1) How can sustainability contribute to business performance?
Companies should view ESG reporting as more than just a risk and cost consideration. When our clients transform it into an opportunity, ESG and business become intertwined, leading to a positive impact. Of course, this means adopting a rigorous and science-based methodology, which also helps prevent greenwashing.
Allow me to share the example of one of our clients operating in the food industry.
About a year ago, they made the decision to increase the salary of their suppliers to prevent child labor. Initially, the board was opposed to this move, stating that it would deplete the company's working capital. From a financial perspective, this concern was valid, as it represented a substantial cost for the company.
After a year, we assessed the financial results and looked at the actual cost of this initiative. Our calculations revealed that it increased their gross margin, on top of preventing child labor. A skilled workforce also resulted in suppliers delivering high-quality raw materials on time. For food companies, the quality and timely delivery of raw materials are critical for optimal performance. Otherwise, they resort to the more expensive spot market. Therefore, this initiative against child labor had a positive impact on the company's free cash flow.
This example illustrates how ESG factors can directly influence the gross margin and overall company performance, including profit and loss, assets, and reputation.
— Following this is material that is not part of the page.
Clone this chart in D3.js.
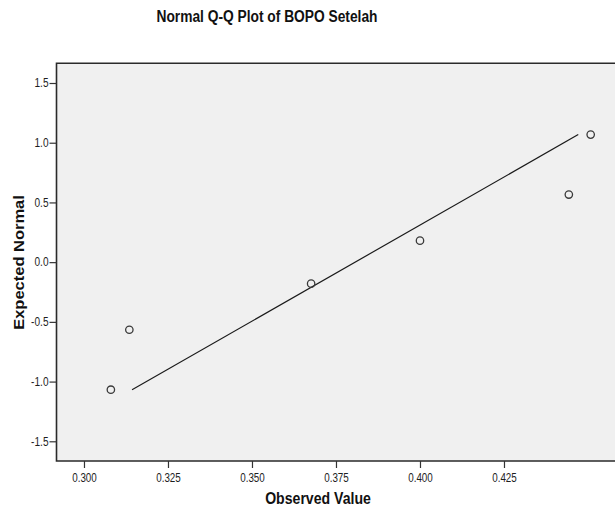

The integration of ESG and business does generate positive value and impact.
2) How would you define a “Forever Company”?
I like the idea of a Forever Company for two reasons. First, I believe that companies that do not align with ESG principles will cease to exist within the next 15 years. Second, business executives and governing boards have to adopt a long-term mindset.
ESG considerations should be integrated into all strategic and financial processes, becoming a shared decision-making criterion. Together, they create value for a company. This is what defines a Forever Company.